Abstract

Grain-boundary configuration in heat-treated specimens and fracture surface roughness in creep-ruptured specimens of several kinds of metallic material were quantitatively evaluated on the basis of fractal geometry. Correlations between the fractal dimension of grain boundary, that of fracture surface profile, the creep-rupture properties and the fracture mechanisms of the alloys are discussed. In heat-resistant alloys, the fractal dimension of a nominally serrated grain boundary was always larger than that of a straight grain boundary in the same alloy. The relative importance of the ruggedness of grain boundaries was estimated by the fractal dimension difference between these two grain boundaries.
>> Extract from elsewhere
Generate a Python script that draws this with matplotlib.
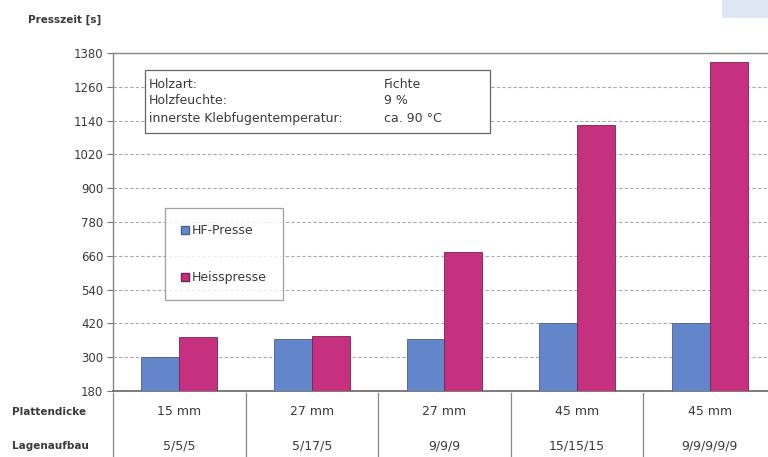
import numpy as np
import matplotlib.pyplot as plt
from matplotlib.patches import Rectangle
from matplotlib.lines import Line2D

plt.rcParams['font.family'] = ['DejaVu Sans']

# data
dicke = ['15 mm', '27 mm', '27 mm', '45 mm', '45 mm']
aufbau = ['5/5/5', '5/17/5', '9/9/9', '15/15/15', '9/9/9/9/9']
hf_presse = [300, 365, 365, 420, 420]
heisspresse = [373, 376, 673, 1126, 1348]
yticks = [180, 300, 420, 540, 660, 780, 900, 1020, 1140, 1260, 1380]

blue = '#6386cb'
magenta = '#c6317f'
txt = '#3a3a3a'

fig = plt.figure(figsize=(7.68, 4.57), dpi=100)
ax = fig.add_axes([113/768, 1-391/457, 663/768, 338/457])

x = np.arange(len(dicke))
w = 0.286
ax.bar(x - w/2, hf_presse, w, bottom=0, color=blue, edgecolor='#4a5f95', linewidth=0.6, zorder=3)
ax.bar(x + w/2, heisspresse, w, bottom=0, color=magenta, edgecolor='#7a2050', linewidth=0.6, zorder=3)

ax.set_xlim(-0.5, 4.5)
ax.set_ylim(180, 1380)
ax.set_yticks(yticks)
ax.set_yticklabels([str(v) for v in yticks], fontsize=8.5, color=txt)
ax.set_xticks([])
ax.tick_params(axis='y', length=4, color='#777777', pad=3)
ax.yaxis.grid(True, linestyle=(0, (3, 2)), color='#aaaaaa', linewidth=0.8, zorder=0)
for s in ['left', 'top']:
    ax.spines[s].set_color('#888888')
    ax.spines[s].set_linewidth(1.0)
ax.spines['right'].set_visible(False)
ax.spines['bottom'].set_color('#666666')
ax.spines['bottom'].set_linewidth(1.2)

# y label
fig.text(28/768, 1-20/457, 'Presszeit [s]', fontsize=7.5, color=txt, fontweight='bold', va='center')

# info box
ax.add_patch(Rectangle((0.048, 0.763), 0.521, 0.187, transform=ax.transAxes, fill=True,
                       facecolor='white', edgecolor='#666666', linewidth=0.9, zorder=4))
rows_l = ['Holzart:', 'Holzfeuchte:', 'innerste Klebfugentemperatur:']
rows_r = ['Fichte', '9 %', 'ca. 90 °C']
for yy, a, b in zip([0.908, 0.858, 0.806], rows_l, rows_r):
    ax.text(0.054, yy, a, transform=ax.transAxes, fontsize=9, color=txt, va='center', zorder=5)
    ax.text(0.409, yy, b, transform=ax.transAxes, fontsize=9, color=txt, va='center', zorder=5)

# legend
handles = [Line2D([], [], marker='s', linestyle='none', markersize=5.5, color=blue, markeredgecolor='#4a5f95'),
           Line2D([], [], marker='s', linestyle='none', markersize=5.5, color=magenta, markeredgecolor='#7a2050')]
leg = ax.legend(handles, ['HF-Presse', 'Heisspresse'], loc='upper left', bbox_to_anchor=(0.078, 0.541),
                frameon=True, fancybox=False, edgecolor='#888888', fontsize=9, labelspacing=2.7,
                handlelength=0.6, handletextpad=0.3, borderpad=1.3, borderaxespad=0)
leg.get_frame().set_linewidth(0.9)
for t in leg.get_texts():
    t.set_color(txt)

# table below
tr = ax.get_xaxis_transform()
for i in range(len(dicke)):
    ax.text(x[i], -0.062, dicke[i], transform=tr, ha='center', va='center', fontsize=9, color=txt)
    ax.text(x[i], -0.163, aufbau[i], transform=tr, ha='center', va='center', fontsize=9, color=txt)
for k in range(len(dicke) + 1):
    ax.plot([k - 0.5, k - 0.5], [-0.005, -0.2], transform=tr, color='#888888', linewidth=0.9, clip_on=False)
fig.text(12/768, 1-412/457, 'Plattendicke', fontsize=7.5, color=txt, fontweight='bold', va='center')
fig.text(12/768, 1-446/457, 'Lagenaufbau', fontsize=7.5, color=txt, fontweight='bold', va='center')

# light corner patch
fig.patches.append(Rectangle((722/768, 1-18/457), 46/768, 18/457, transform=fig.transFigure,
                             facecolor='#dfe7f2', edgecolor='none'))

fig.savefig('out.png', dpi=100)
There was a quantitative relationship between the increase of the fractal dimension of the grain boundary and the improvement of rupture ductility and rupture strength owing to grain-boundary serration in the alloy. A similar correlation was also found between the increase in the fractal dimension of the fracture surface profile and the improvement of the creep-rupture properties, since in some cases the fractal dimension of the fracture surface profile was correlated with that of the grain boundary. Both grain boundary and fracture surface profile were assumed to exhibit a fractal nature between one grain boundary length (upper bound) and an interatomic spacing (lower bound). In carbon steels with ferrite-pearlite structure, according to the increase in pearlite volume fraction, the rupture ductility decreased and the fracture mechanism changed from transgranular fracture in pure iron and low-carbon steels to intergranular fracture at ferrite-pearlite grain boundaries in medium-carbon steels, and further to intergranular fracture at pearlite grain boundaries in high-carbon steels. The correspondence between the fractal dimension of the grain boundary and that of the fracture surface was confirmed in ruptured specimens of ferrite-pearlite steels when the grain boundary was the fracture path.